Burundi : la rhétorique anticolonialiste d’Évariste Ndayishimiye
Politique

Deutsche Welle, 19.06.2020

 Au Burundi, le nouveau président a demandé aux réfugiés qui ont fui les violences de 2015 de rentrer au pays. Evariste Ndayishimiye (Photo, à gauche) s’en est aussi pris aux Occidentaux.

Comme son prédécesseur, Pierre Nkurunziza (Photo, à droite) , décédé le 8 juin dernier, le président Evariste Ndayishimiye a usé de la rhétorique anticolonialiste, très à la mode au Burundi.

"Ceux qui ont fui le Burundi et sont allés se plaindre auprès des colonisateurs, qu'est-ce que vous avez obtenu ?", s’est-il interrogé devant une foule qui lui était acquise lors de son investiture ce jeudi 18 juin.

Carina Tertsakian, chercheuse à l’ONG l'Initiative pour les droits humains au Burundi estime que "ce genre de discours n'est pas très encourageant, surtout quand on voit la situation économique catastrophique du Burundi. C'est un pays qui a désespérément besoin d'un soutien international. Donc le nouveau président aurait plutôt intérêt à être plus conciliant, plus positif, plus ouvert envers les acteurs internationaux, s'il veut obtenir leur soutien pour remettre le pays sur une voix positive en termes d'économie et de développement."

Dialogue

Le président Évariste Ndayishimiye a ajouté que "le dialogue est ancré dans la culture burundaise. Personne n'a le droit de venir nous demander de dialoguer entre nous". Le Burundi n’a de leçons à recevoir de personne, poursuit Albert Shingiro, ambassadeur du Burundi auprès de l'Onu à New-York : 

"Nous les Burundais avons un attachement particulier à notre souveraineté, à notre liberté. C’est très important de le réitérer. Mais cela ne veut pas dire que le Burundi serait contre les anciens colons. Non. C’est une histoire douloureuse qu’il faut reconnaitre et puis avancer ensemble, dans le respect mutuel", affirme le diplomate.

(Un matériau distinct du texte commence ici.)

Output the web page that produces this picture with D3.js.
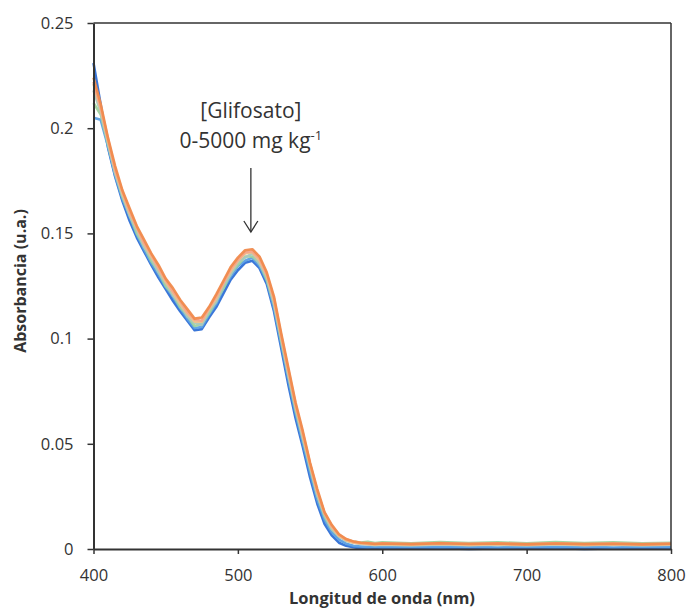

"Il n’y a pas d’exilés heureux"

Fabien Cishahayo, d’origine burundaise et chargé de cours au département de communication de l'Université de Montréal au Canada appelle les protagonistes à se parler :

"Il y a un travail à faire du côté du pouvoir et un travail à faire du côté des gens qui sont à l’extérieur aussi. Il a tendu la main, il revient aux autres de la saisir. L’exil est toujours une tragédie. Il n’y a pas d’exilés heureux. Je pense qu’il faut un minimum de confiance, qu’ils entreprennent des démarches, qu’ils l’approchent et qu’ils voient dans quelle condition ce retour peut s’opérer", suggère l’enseignant-chercheur au micro de la DW.

Selon François Nyamoya, le secrétaire général du Mouvement pour la solidarité et la démocratie (MSD), un parti d'opposition, le nouveau pouvoir n’a pas encore donné les gages qui pourraient garantir le retour au pays des milliers de Burundais qui ont fui depuis 2015 la répression du régime de Pierre Nkurunziza.